▶ What the task requires
All the data should be repeated exactly. Any image in it is left out.

▶ Given information
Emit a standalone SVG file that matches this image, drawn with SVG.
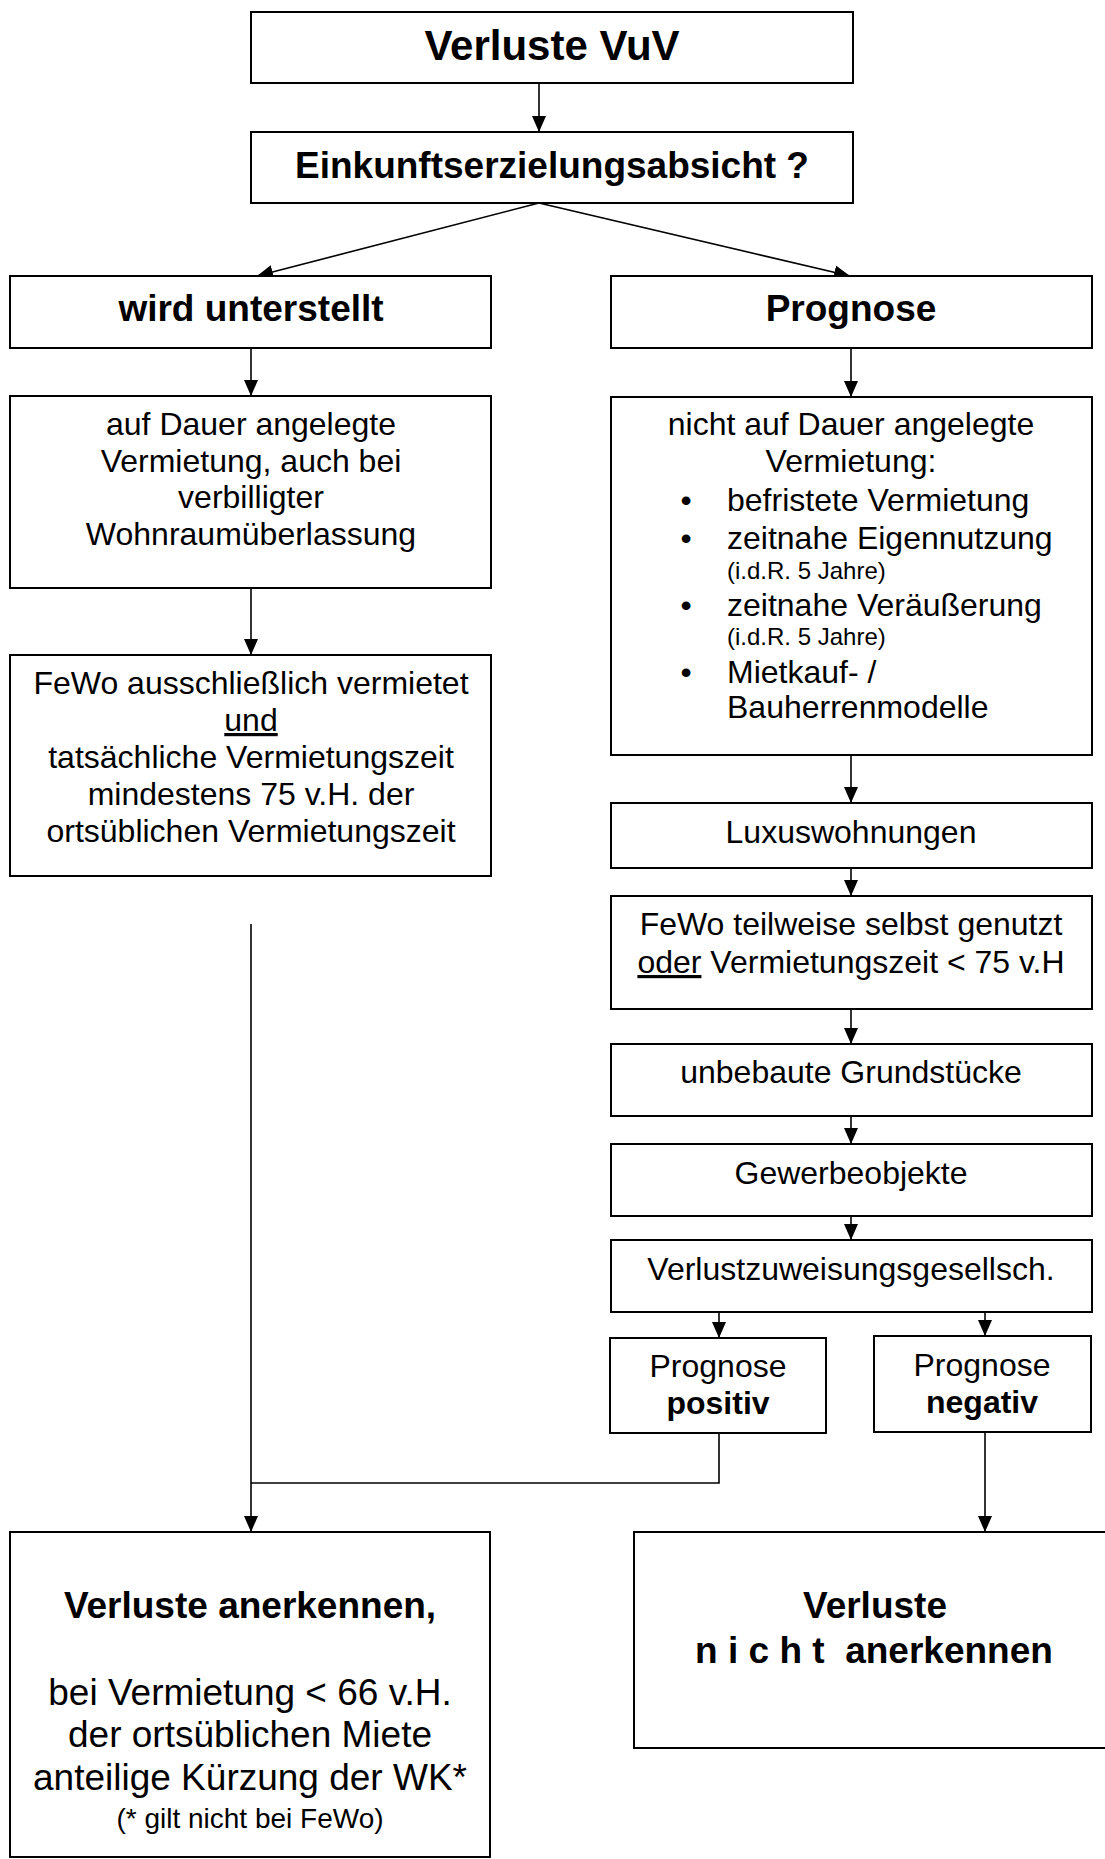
<svg xmlns="http://www.w3.org/2000/svg" width="1105" height="1859" viewBox="0 0 1105 1859">
<defs>
<marker id="ah" markerUnits="userSpaceOnUse" markerWidth="16" markerHeight="14" refX="16" refY="7" orient="auto">
<path d="M0,0 L16,7 L0,14 Z" fill="#000"/>
</marker>
<style>
.box{fill:#fff;stroke:#000;stroke-width:2}
.t{font-family:"Liberation Sans",Arial,sans-serif;fill:#000;text-anchor:middle;font-size:32px}
.l{text-anchor:start}
.b{font-weight:bold}
.s{font-size:24px}
.c{fill:none;stroke:#000;stroke-width:1.6}
.a{marker-end:url(#ah)}
.u{text-decoration:underline}
</style>
</defs>
<rect width="1105" height="1859" fill="#fff"/>
<g id="connectors">
<line class="c a" x1="539" y1="83" x2="539" y2="132"/>
<line class="c a" x1="539" y1="203" x2="257" y2="276"/>
<line class="c a" x1="539" y1="203" x2="850" y2="276"/>
<line class="c a" x1="251" y1="348" x2="251" y2="396"/>
<line class="c a" x1="851" y1="348" x2="851" y2="397"/>
<line class="c a" x1="251" y1="588" x2="251" y2="655"/>
<line class="c a" x1="851" y1="755" x2="851" y2="803"/>
<line class="c a" x1="851" y1="868" x2="851" y2="896"/>
<line class="c a" x1="851" y1="1009" x2="851" y2="1044"/>
<line class="c a" x1="851" y1="1116" x2="851" y2="1144"/>
<line class="c a" x1="851" y1="1216" x2="851" y2="1240"/>
<line class="c a" x1="719" y1="1312" x2="719" y2="1338"/>
<line class="c a" x1="985" y1="1312" x2="985" y2="1336"/>
<line class="c a" x1="251" y1="924" x2="251" y2="1532"/>
<polyline class="c" points="719,1433 719,1483 251,1483"/>
<line class="c a" x1="985" y1="1432" x2="985" y2="1532"/>
</g>
<g id="n1"><rect class="box" x="251" y="12" width="602" height="71"/><text class="t b" x="552" y="60" style="font-size:42px">Verluste VuV</text></g>
<g id="n2"><rect class="box" x="251" y="132" width="602" height="71"/><text class="t b" x="552" y="178" style="font-size:37px">Einkunftserzielungsabsicht ?</text></g>
<g id="n3"><rect class="box" x="10" y="276" width="481" height="72"/><text class="t b" x="251" y="321" style="font-size:37px">wird unterstellt</text></g>
<g id="n4"><rect class="box" x="611" y="276" width="481" height="72"/><text class="t b" x="851" y="321" style="font-size:37px">Prognose</text></g>
<g id="n5"><rect class="box" x="10" y="396" width="481" height="192"/>
<text class="t" x="251" y="435">auf Dauer angelegte</text>
<text class="t" x="251" y="472">Vermietung, auch bei</text>
<text class="t" x="251" y="508">verbilligter</text>
<text class="t" x="251" y="545">Wohnraumüberlassung</text></g>
<g id="n6"><rect class="box" x="10" y="655" width="481" height="221"/>
<text class="t" x="251" y="694">FeWo ausschließlich vermietet</text>
<text class="t u" x="251" y="731">und</text>
<text class="t" x="251" y="768">tatsächliche Vermietungszeit</text>
<text class="t" x="251" y="805">mindestens 75 v.H. der</text>
<text class="t" x="251" y="842">ortsüblichen Vermietungszeit</text></g>
<g id="n7"><rect class="box" x="611" y="397" width="481" height="358"/>
<text class="t" x="851" y="435">nicht auf Dauer angelegte</text>
<text class="t" x="851" y="472">Vermietung:</text>
<text class="t" x="686" y="511">•</text><text class="t l" x="727" y="511">befristete Vermietung</text>
<text class="t" x="686" y="549">•</text><text class="t l" x="727" y="549">zeitnahe Eigennutzung</text>
<text class="t l s" x="727" y="579">(i.d.R. 5 Jahre)</text>
<text class="t" x="686" y="616">•</text><text class="t l" x="727" y="616">zeitnahe Veräußerung</text>
<text class="t l s" x="727" y="645">(i.d.R. 5 Jahre)</text>
<text class="t" x="686" y="683">•</text><text class="t l" x="727" y="683">Mietkauf- /</text>
<text class="t l" x="727" y="718">Bauherrenmodelle</text></g>
<g id="n8"><rect class="box" x="611" y="803" width="481" height="65"/><text class="t" x="851" y="843">Luxuswohnungen</text></g>
<g id="n9"><rect class="box" x="611" y="896" width="481" height="113"/>
<text class="t" x="851" y="935">FeWo teilweise selbst genutzt</text>
<text class="t" x="851" y="973"><tspan class="u">oder</tspan> Vermietungszeit &lt; 75 v.H</text></g>
<g id="n10"><rect class="box" x="611" y="1044" width="481" height="72"/><text class="t" x="851" y="1083">unbebaute Grundstücke</text></g>
<g id="n11"><rect class="box" x="611" y="1144" width="481" height="72"/><text class="t" x="851" y="1184">Gewerbeobjekte</text></g>
<g id="n12"><rect class="box" x="611" y="1240" width="481" height="72"/><text class="t" x="851" y="1280">Verlustzuweisungsgesellsch.</text></g>
<g id="n13"><rect class="box" x="610" y="1338" width="216" height="95"/>
<text class="t" x="718" y="1377">Prognose</text>
<text class="t b" x="718" y="1414">positiv</text></g>
<g id="n14"><rect class="box" x="874" y="1336" width="217" height="96"/>
<text class="t" x="982" y="1376">Prognose</text>
<text class="t b" x="982" y="1413">negativ</text></g>
<g id="n15"><rect class="box" x="10" y="1532" width="480" height="325"/>
<text class="t b" x="250" y="1618" style="font-size:37px">Verluste anerkennen,</text>
<text class="t" x="250" y="1705" style="font-size:37px">bei Vermietung &lt; 66 v.H.</text>
<text class="t" x="250" y="1747" style="font-size:37px">der ortsüblichen Miete</text>
<text class="t" x="250" y="1790" style="font-size:37px">anteilige Kürzung der WK*</text>
<text class="t" x="250" y="1828" style="font-size:28px">(* gilt nicht bei FeWo)</text></g>
<g id="n16"><rect class="box" x="634" y="1532" width="480" height="216"/>
<text class="t b" x="875" y="1618" style="font-size:37px">Verluste</text>
<text class="t b" x="874" y="1663" style="font-size:37px;white-space:pre" xml:space="preserve">n i c h t  anerkennen</text></g>
</svg>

▶ Solution to this task
Emit a standalone SVG file that matches this image, drawn with SVG.
<svg xmlns="http://www.w3.org/2000/svg" width="1105" height="1859" viewBox="0 0 1105 1859">
<defs>
<marker id="ah" markerUnits="userSpaceOnUse" markerWidth="16" markerHeight="14" refX="16" refY="7" orient="auto">
<path d="M0,0 L16,7 L0,14 Z" fill="#000"/>
</marker>
<style>
.box{fill:#fff;stroke:#000;stroke-width:2}
.t{font-family:"Liberation Sans",Arial,sans-serif;fill:#000;text-anchor:middle;font-size:32px}
.l{text-anchor:start}
.b{font-weight:bold}
.s{font-size:24px}
.c{fill:none;stroke:#000;stroke-width:1.6}
.a{marker-end:url(#ah)}
.u{text-decoration:underline}
</style>
</defs>
<rect width="1105" height="1859" fill="#fff"/>
<g id="connectors">
<line class="c a" x1="539" y1="83" x2="539" y2="132"/>
<line class="c a" x1="539" y1="203" x2="257" y2="276"/>
<line class="c a" x1="539" y1="203" x2="850" y2="276"/>
<line class="c a" x1="251" y1="348" x2="251" y2="396"/>
<line class="c a" x1="851" y1="348" x2="851" y2="397"/>
<line class="c a" x1="251" y1="588" x2="251" y2="655"/>
<line class="c a" x1="851" y1="755" x2="851" y2="803"/>
<line class="c a" x1="851" y1="868" x2="851" y2="896"/>
<line class="c a" x1="851" y1="1009" x2="851" y2="1044"/>
<line class="c a" x1="851" y1="1116" x2="851" y2="1144"/>
<line class="c a" x1="851" y1="1216" x2="851" y2="1240"/>
<line class="c a" x1="719" y1="1312" x2="719" y2="1338"/>
<line class="c a" x1="985" y1="1312" x2="985" y2="1336"/>
<line class="c a" x1="251" y1="924" x2="251" y2="1532"/>
<polyline class="c" points="719,1433 719,1483 251,1483"/>
<line class="c a" x1="985" y1="1432" x2="985" y2="1532"/>
</g>
<g id="n1"><rect class="box" x="251" y="12" width="602" height="71"/><text class="t b" x="552" y="60" style="font-size:42px">Verluste VuV</text></g>
<g id="n2"><rect class="box" x="251" y="132" width="602" height="71"/><text class="t b" x="552" y="178" style="font-size:37px">Einkunftserzielungsabsicht ?</text></g>
<g id="n3"><rect class="box" x="10" y="276" width="481" height="72"/><text class="t b" x="251" y="321" style="font-size:37px">wird unterstellt</text></g>
<g id="n4"><rect class="box" x="611" y="276" width="481" height="72"/><text class="t b" x="851" y="321" style="font-size:37px">Prognose</text></g>
<g id="n5"><rect class="box" x="10" y="396" width="481" height="192"/>
<text class="t" x="251" y="435">auf Dauer angelegte</text>
<text class="t" x="251" y="472">Vermietung, auch bei</text>
<text class="t" x="251" y="508">verbilligter</text>
<text class="t" x="251" y="545">Wohnraumüberlassung</text></g>
<g id="n6"><rect class="box" x="10" y="655" width="481" height="221"/>
<text class="t" x="251" y="694">FeWo ausschließlich vermietet</text>
<text class="t u" x="251" y="731">und</text>
<text class="t" x="251" y="768">tatsächliche Vermietungszeit</text>
<text class="t" x="251" y="805">mindestens 75 v.H. der</text>
<text class="t" x="251" y="842">ortsüblichen Vermietungszeit</text></g>
<g id="n7"><rect class="box" x="611" y="397" width="481" height="358"/>
<text class="t" x="851" y="435">nicht auf Dauer angelegte</text>
<text class="t" x="851" y="472">Vermietung:</text>
<text class="t" x="686" y="511">•</text><text class="t l" x="727" y="511">befristete Vermietung</text>
<text class="t" x="686" y="549">•</text><text class="t l" x="727" y="549">zeitnahe Eigennutzung</text>
<text class="t l s" x="727" y="579">(i.d.R. 5 Jahre)</text>
<text class="t" x="686" y="616">•</text><text class="t l" x="727" y="616">zeitnahe Veräußerung</text>
<text class="t l s" x="727" y="645">(i.d.R. 5 Jahre)</text>
<text class="t" x="686" y="683">•</text><text class="t l" x="727" y="683">Mietkauf- /</text>
<text class="t l" x="727" y="718">Bauherrenmodelle</text></g>
<g id="n8"><rect class="box" x="611" y="803" width="481" height="65"/><text class="t" x="851" y="843">Luxuswohnungen</text></g>
<g id="n9"><rect class="box" x="611" y="896" width="481" height="113"/>
<text class="t" x="851" y="935">FeWo teilweise selbst genutzt</text>
<text class="t" x="851" y="973"><tspan class="u">oder</tspan> Vermietungszeit &lt; 75 v.H</text></g>
<g id="n10"><rect class="box" x="611" y="1044" width="481" height="72"/><text class="t" x="851" y="1083">unbebaute Grundstücke</text></g>
<g id="n11"><rect class="box" x="611" y="1144" width="481" height="72"/><text class="t" x="851" y="1184">Gewerbeobjekte</text></g>
<g id="n12"><rect class="box" x="611" y="1240" width="481" height="72"/><text class="t" x="851" y="1280">Verlustzuweisungsgesellsch.</text></g>
<g id="n13"><rect class="box" x="610" y="1338" width="216" height="95"/>
<text class="t" x="718" y="1377">Prognose</text>
<text class="t b" x="718" y="1414">positiv</text></g>
<g id="n14"><rect class="box" x="874" y="1336" width="217" height="96"/>
<text class="t" x="982" y="1376">Prognose</text>
<text class="t b" x="982" y="1413">negativ</text></g>
<g id="n15"><rect class="box" x="10" y="1532" width="480" height="325"/>
<text class="t b" x="250" y="1618" style="font-size:37px">Verluste anerkennen,</text>
<text class="t" x="250" y="1705" style="font-size:37px">bei Vermietung &lt; 66 v.H.</text>
<text class="t" x="250" y="1747" style="font-size:37px">der ortsüblichen Miete</text>
<text class="t" x="250" y="1790" style="font-size:37px">anteilige Kürzung der WK*</text>
<text class="t" x="250" y="1828" style="font-size:28px">(* gilt nicht bei FeWo)</text></g>
<g id="n16"><rect class="box" x="634" y="1532" width="480" height="216"/>
<text class="t b" x="875" y="1618" style="font-size:37px">Verluste</text>
<text class="t b" x="874" y="1663" style="font-size:37px;white-space:pre" xml:space="preserve">n i c h t  anerkennen</text></g>
</svg>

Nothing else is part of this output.